I’ve already changed some lives by sharing my products, but the possibility of changing thousands of lives, including my own, is very enticing.  When I applied for the scholarship with this pay it forward training, I was slightly intimidated by the requirements but pushed through.

But, when I found out it’s a 6 month, 7 day a week commitment, I thought to myself – nope, I don’t have the time.  Then I heard this wasn’t a typical training course because  it could change your life….  Did I really want to change my life? I had to ponder that for awhile.  Who would I change into? A better person? They say I’m a good person now. Did I really want to dig deep inside to find out who I am after so many decades on the planet?

I think I’m a bit afraid to dig too deep. Suppose I find out something unpleasant about myself? I’ve always felt that I never lived up to my potential.  Suppose I find out that there’s no more potential. That I’ve used up all of my gifts.

And then it hit me! In order for me to change other’s lives for the better… I need to change and become better too.  But was this the right way to do it… 7 days a week for 6 months?  And then my favorite 4 words popped into my head ‘IF NOT NOW, WHEN?’

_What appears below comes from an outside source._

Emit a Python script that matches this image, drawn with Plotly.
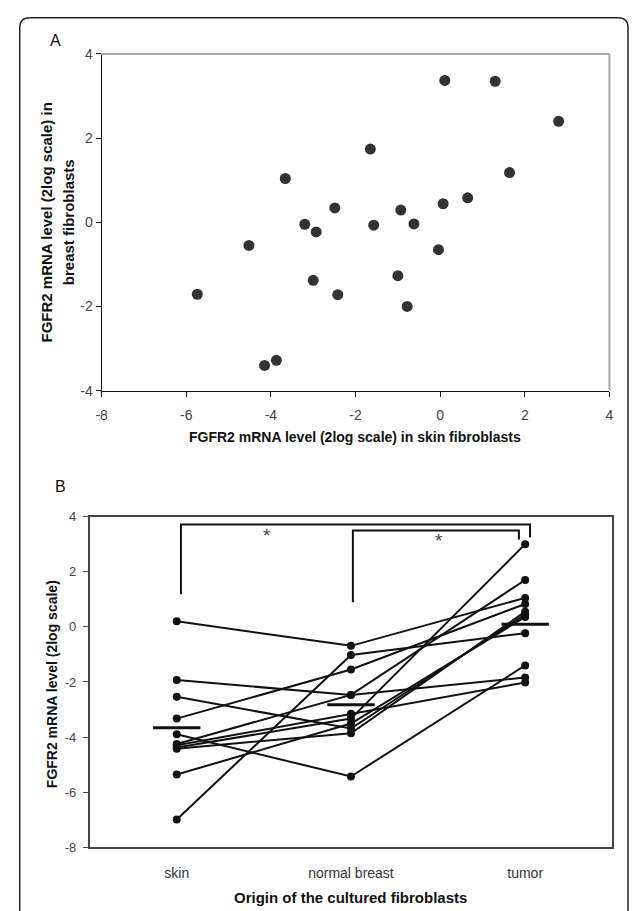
import plotly.graph_objects as go

W, H = 633, 911
FONT = "Liberation Sans, Arial, Helvetica, sans-serif"

# ---- Panel A: FGFR2 expression (log2) in paired skin / breast fibroblasts ----
skin_log2 = [0.11, 1.30, 2.80, -1.65, -3.66, 1.64, 0.65, 0.07, -2.49, -0.93, -3.20,
             -2.93, -1.57, -0.62, -4.52, -0.04, -1.00, -3.00, -5.74, -2.42, -0.78,
             -4.15, -3.87]
breast_log2 = [3.37, 3.35, 2.40, 1.74, 1.04, 1.18, 0.58, 0.44, 0.34, 0.29, -0.05,
               -0.23, -0.07, -0.04, -0.55, -0.65, -1.27, -1.38, -1.71, -1.72, -2.00,
               -3.40, -3.28]
a_x_ticks = [-8, -6, -4, -2, 0, 2, 4]
a_y_ticks = [-4, -2, 0, 2, 4]

# ---- Panel B: FGFR2 expression per patient by fibroblast origin ----
origins = ["skin", "normal breast", "tumor"]
skin_vals = [0.20, -1.93, -2.54, -3.33, -3.90, -5.36, -6.99, -4.25, -4.30, -4.38, -4.42]
normal_vals = [-0.69, -2.47, -3.69, -1.55, -5.43, -3.51, -1.02, -2.47, -3.15, -3.33, -3.86]
tumor_vals = [1.05, -1.84, 0.45, 0.83, -1.40, 0.36, -0.23, 1.70, -2.02, 3.00, 0.55]
group_means = [-3.66, -2.83, 0.09]
b_y_ticks = [-8, -6, -4, -2, 0, 2, 4]

# significance brackets: (x_left, x_right, y_top, y_left_foot, y_right_foot)
brackets = [(0.024, 2.028, 3.715, 1.18, 3.24),
            (1.011, 1.964, 3.50, 0.89, 3.17)]
star_pos = [(0.52, 3.33), (1.507, 3.12)]


def px(x):
    return x / W


def py(y):
    return 1 - y / H


fig = go.Figure()

fig.add_trace(go.Scatter(
    x=skin_log2, y=breast_log2, mode="markers",
    marker=dict(size=11, color="#333333"),
    xaxis="x", yaxis="y", showlegend=False, hoverinfo="skip"))

for s, n, t in zip(skin_vals, normal_vals, tumor_vals):
    fig.add_trace(go.Scatter(
        x=[0, 1, 2], y=[s, n, t], mode="lines+markers",
        line=dict(color="#111111", width=2),
        marker=dict(size=8, color="#111111"),
        xaxis="x2", yaxis="y2", showlegend=False, hoverinfo="skip"))

shapes = []
# group mean bars
for i, m in enumerate(group_means):
    shapes.append(dict(type="line", xref="x2", yref="y2", x0=i - 0.136, x1=i + 0.136,
                       y0=m, y1=m, line=dict(color="#111111", width=3)))
# brackets
for xl, xr, yt, yl, yr in brackets:
    shapes.append(dict(type="path", xref="x2", yref="y2",
                       path=f"M {xl},{yl} L {xl},{yt} L {xr},{yt} L {xr},{yr}",
                       line=dict(color="#111111", width=2)))
# grey top/right edges of panel A frame
ax0, ax1 = 97.2, 613.1
ay0, ay1 = 46.7, 389.5
shapes.append(dict(type="line", xref="paper", yref="paper", x0=px(ax0), x1=px(ax1),
                   y0=py(ay0), y1=py(ay0), line=dict(color="#a8a8a8", width=2)))
shapes.append(dict(type="line", xref="paper", yref="paper", x0=px(ax1), x1=px(ax1),
                   y0=py(ay0), y1=py(ay1), line=dict(color="#a8a8a8", width=2)))
# rounded outer border
L, T, R, B, r = 14, 10, 632, 930, 10
shapes.append(dict(
    type="path", xref="paper", yref="paper",
    path=(f"M {px(L)},{py(B)} L {px(L)},{py(T + r)} "
          f"Q {px(L)},{py(T)} {px(L + r)},{py(T)} L {px(R - r)},{py(T)} "
          f"Q {px(R)},{py(T)} {px(R)},{py(T + r)} L {px(R)},{py(B)}"),
    line=dict(color="#222222", width=1.5)))

annotations = [
    dict(text="A", x=px(50), y=py(33), font=dict(size=16, color="#111")),
    dict(text="B", x=px(55), y=py(487), font=dict(size=16, color="#111")),
    dict(text="<b>FGFR2 mRNA level (2log scale) in</b>", x=px(41), y=py(218),
         textangle=-90, font=dict(size=15, color="#111")),
    dict(text="<b>breast fibroblasts</b>", x=px(63), y=py(218),
         textangle=-90, font=dict(size=15, color="#111")),
    dict(text="<b>FGFR2 mRNA level (2log scale) in skin fibroblasts</b>",
         x=px(355), y=py(437), font=dict(size=14, color="#111")),
    dict(text="<b>FGFR2 mRNA level (2log scale)</b>", x=px(47), y=py(688),
         textangle=-90, font=dict(size=14, color="#111")),
    dict(text="<b>Origin of the cultured fibroblasts</b>", x=px(350.5), y=py(905),
         font=dict(size=15, color="#111")),
]
for a in annotations:
    a.update(xref="paper", yref="paper", showarrow=False,
             xanchor="center", yanchor="middle")
for sx, sy in star_pos:
    annotations.append(dict(text="*", x=sx, y=sy, xref="x2", yref="y2",
                            showarrow=False, xanchor="center", yanchor="middle",
                            font=dict(size=19, color="#444")))

axis_common = dict(showgrid=False, zeroline=False, fixedrange=True)

fig.update_layout(
    width=W, height=H, margin=dict(l=0, r=0, t=0, b=0),
    paper_bgcolor="white", plot_bgcolor="white",
    font=dict(family=FONT, color="#333"),
    xaxis=dict(domain=[px(ax0), px(ax1)], range=[-8, 4], anchor="y",
               tickvals=a_x_ticks, ticktext=[str(v) for v in a_x_ticks],
               ticks="outside", ticklen=5, tickcolor="#111", tickwidth=1,
               showline=True, linecolor="#111", linewidth=1.2,
               tickfont=dict(size=14, color="#444"), ticklabelstandoff=6,
               **axis_common),
    yaxis=dict(domain=[py(ay1), py(ay0)], range=[-4, 4], anchor="x",
               tickvals=a_y_ticks, ticktext=[str(v) for v in a_y_ticks],
               ticks="outside", ticklen=5, tickcolor="#111", tickwidth=1,
               showline=True, linecolor="#111", linewidth=1.2,
               tickfont=dict(size=14, color="#444"),
               **axis_common),
    xaxis2=dict(domain=[px(85), px(616)], range=[-0.5, 2.5], anchor="y2",
                tickvals=[0, 1, 2], ticktext=origins, ticks="",
                showline=True, mirror=True, linecolor="#444", linewidth=1.5,
                tickfont=dict(size=14, color="#333"), ticklabelstandoff=12,
                **axis_common),
    yaxis2=dict(domain=[py(854.3), py(517.7)], range=[-8, 4], anchor="x2",
                tickvals=b_y_ticks, ticktext=[str(v) for v in b_y_ticks],
                ticks="outside", ticklen=5, tickcolor="#444", tickwidth=1,
                showline=True, mirror=True, linecolor="#444", linewidth=1.5,
                tickfont=dict(size=13, color="#444"), ticklabelstandoff=4,
                **axis_common),
    shapes=shapes,
    annotations=annotations,
)

fig.write_html("out.html")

Throughout my married life, whenever I hesitated to make a change, those words are what my husband always  used to remind me that we shouldn’t delay our dreams, plans, hopes and adventures. Tomorrow is promised to no one. Sometime opportunities only arrive one time.

With that in mind I decided to go for it.  I’m actually glad to blog about it as I’m excited to document my journey to find out who I can become.  Hopefully, the best that I can be…. with a good shot to become as happy and fulfilled as possible and then pay it forward.